The woman newly appointed to advocate for Manitoban children in care says the biggest challenges facing her office are young asylum seekers crossing the border into Canada without their parents and the sheer number of children in care.

Hundreds of asylum seekers have crossed the U.S.-Canada border into Manitoba this year, with a rising number of unaccompanied minors among them.

Daphne Penrose, who was named the Manitoba children's advocate on Wednesday after 28 years working in child welfare, notes those children are in need of a lot of support.

Another key concern for Penrose is the over-representation of Indigenous children among the more than 10,000 children in care.

But Penrose feels optimistic about the hard work ahead of her.

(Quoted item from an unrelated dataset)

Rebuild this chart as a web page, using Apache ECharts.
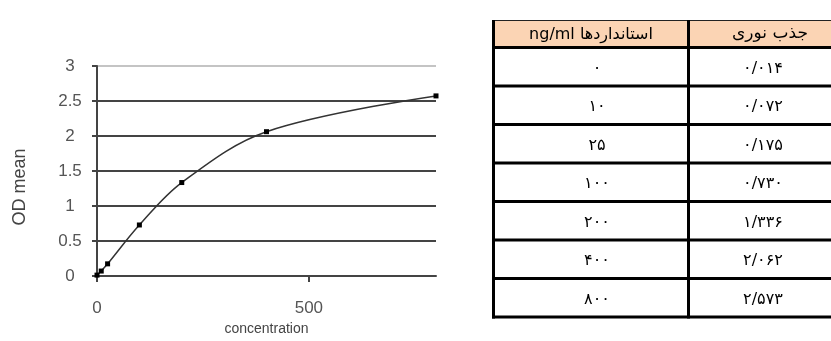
<!DOCTYPE html>
<html>
<head>
<meta charset="utf-8">
<script src="https://cdn.jsdelivr.net/npm/echarts@6/dist/echarts.min.js"></script>
<style>
html,body{margin:0;padding:0;background:#fff;}
#c{width:831px;height:341px;}
</style>
</head>
<body>
<div id="c"></div>
<script>
// ---- data ----
const concentrations = [0, 10, 25, 100, 200, 400, 800];
const odMean = [0.014, 0.072, 0.175, 0.730, 1.336, 2.062, 2.573];
const xTickValues = [0, 500];
const yTickValues = [0, 0.5, 1, 1.5, 2, 2.5, 3];
const tableHeaders = ['ng/ml استانداردها', 'جذب نوری'];
const xAxisTitle = 'concentration';
const yAxisTitle = 'OD mean';

// ---- helpers ----
const faDigits = '۰۱۲۳۴۵۶۷۸۹';
function toFa(str) {
  return String(str).replace(/[0-9]/g, d => faDigits[+d]).replace('.', '/');
}
const concLabels = concentrations.map(v => toFa(v));
const odLabels = odMean.map(v => toFa(v.toFixed(3)));

// ---- table (graphic) ----
const tLeft = 493.5, tDiv = 688.5, tRight = 845, tTop = 20, hBottom = 47.5, rowH = 38.5;
const nRows = concentrations.length;
const tBottom = hBottom + rowH * nRows;
const graphics = [];
graphics.push({type:'rect', shape:{x:tLeft, y:tTop, width:tRight - tLeft, height:hBottom - tTop}, style:{fill:'#fbd4b4'}, z:1});
graphics.push({type:'line', shape:{x1:tLeft - 1.5, y1:tTop + 0.5, x2:tRight, y2:tTop + 0.5}, style:{stroke:'#222', lineWidth:1}, z:2});
for (let i = 0; i <= nRows; i++) {
  const y = hBottom + rowH * i;
  graphics.push({type:'line', shape:{x1:tLeft - 1.5, y1:y, x2:tRight, y2:y}, style:{stroke:'#000', lineWidth:3}, z:3});
}
[tLeft, tDiv].forEach(x => {
  graphics.push({type:'line', shape:{x1:x, y1:tTop, x2:x, y2:tBottom + 1.5}, style:{stroke:'#000', lineWidth:3}, z:3});
});
const cLeft = (tLeft + tDiv) / 2, cRight = 767;
const tFont = '16px "DejaVu Sans"';
graphics.push({type:'text', x:cLeft, y:(tTop + hBottom) / 2 + 1, style:{text:tableHeaders[0], font:tFont, fill:'#000', align:'center', verticalAlign:'middle'}, z:4});
graphics.push({type:'text', x:cRight + 3, y:(tTop + hBottom) / 2, style:{text:tableHeaders[1], font:'17px "DejaVu Sans"', fill:'#000', align:'center', verticalAlign:'middle'}, z:4});
for (let i = 0; i < nRows; i++) {
  const yc = hBottom + rowH * i + rowH / 2 + 2;
  graphics.push({type:'text', x:cLeft + 6, y:yc, style:{text:concLabels[i], font:tFont, fill:'#000', align:'center', verticalAlign:'middle'}, z:4});
  graphics.push({type:'text', x:cRight - 4, y:yc, style:{text:odLabels[i], font:tFont, fill:'#000', align:'center', verticalAlign:'middle'}, z:4});
}

// ---- chart ----
const chart = echarts.init(document.getElementById('c'), null, {renderer:'canvas'});
const gridColors = yTickValues.map((v, i) => i === yTickValues.length - 1 ? '#c4c4c4' : '#444');
chart.setOption({
  animation: false,
  backgroundColor: '#fff',
  grid: {left: 97, right: 395, top: 66, bottom: 59, containLabel: false},
  xAxis: {
    type: 'value', min: 0, max: 800, interval: 500,
    name: xAxisTitle, nameLocation: 'middle', nameGap: 45,
    nameTextStyle: {fontFamily: 'Liberation Sans', fontSize: 14, color: '#444'},
    axisLine: {show: true, lineStyle: {color: '#444', width: 2}},
    axisTick: {show: true, customValues: xTickValues, length: 6, inside: false, lineStyle: {color: '#444', width: 2}},
    axisLabel: {customValues: xTickValues, margin: 24, fontFamily: 'Liberation Sans', fontSize: 17, color: '#555'},
    splitLine: {show: false}
  },
  yAxis: {
    type: 'value', min: 0, max: 3, interval: 0.5,
    name: yAxisTitle, nameLocation: 'middle', nameGap: 68, nameRotate: 90,
    nameTextStyle: {fontFamily: 'Liberation Sans', fontSize: 18, color: '#444', padding: [0, 32, 0, 0]},
    axisLine: {show: true, lineStyle: {color: '#444', width: 2}},
    axisTick: {show: true, length: 5, lineStyle: {color: '#444', width: 2}},
    axisLabel: {margin: 27, align: 'center', fontFamily: 'Liberation Sans', fontSize: 17, color: '#555'},
    splitLine: {show: true, lineStyle: {color: gridColors, width: 2}}
  },
  graphic: graphics,
  series: [{
    type: 'line',
    data: concentrations.map((c, i) => [c, odMean[i]]),
    smooth: 0.35,
    symbol: 'rect', symbolSize: 5,
    itemStyle: {color: '#000'},
    lineStyle: {color: '#333', width: 1.5},
    z: 5
  }]
});
</script>
</body>
</html>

"I think that right now child welfare is in an important time of change," Penrose said in an interview with CBC Manitoba's afternoon radio show, Up to Speed. "I think the system is looking forward to doing things differently."

The children's advocate said she believes strongly in having families at the table when coming up with a plan for a child in care.

- Children's advocate pleased with more freedom 

A better job must also be done to ensure children in care get access to housing and mental health services, she added.

"Those things are critical when you're trying to make sure that families are healthy and communities are healthy," said Penrose.

She spent 28 years working in the child-welfare system, including in top posts such as CEO of Winnipeg Child and Family Services and executive director of the province's Child Protection Branch. She also worked on the ground for years as an abuse worker and family service supervisor.

Asked whether it will be hard taking a critical eye to the work of her former colleagues, Penrose said she plans to hold child-welfare workers accountable because that's what the public and the children deserve.

"It's a very, very important job that these folks have and they should be accountable."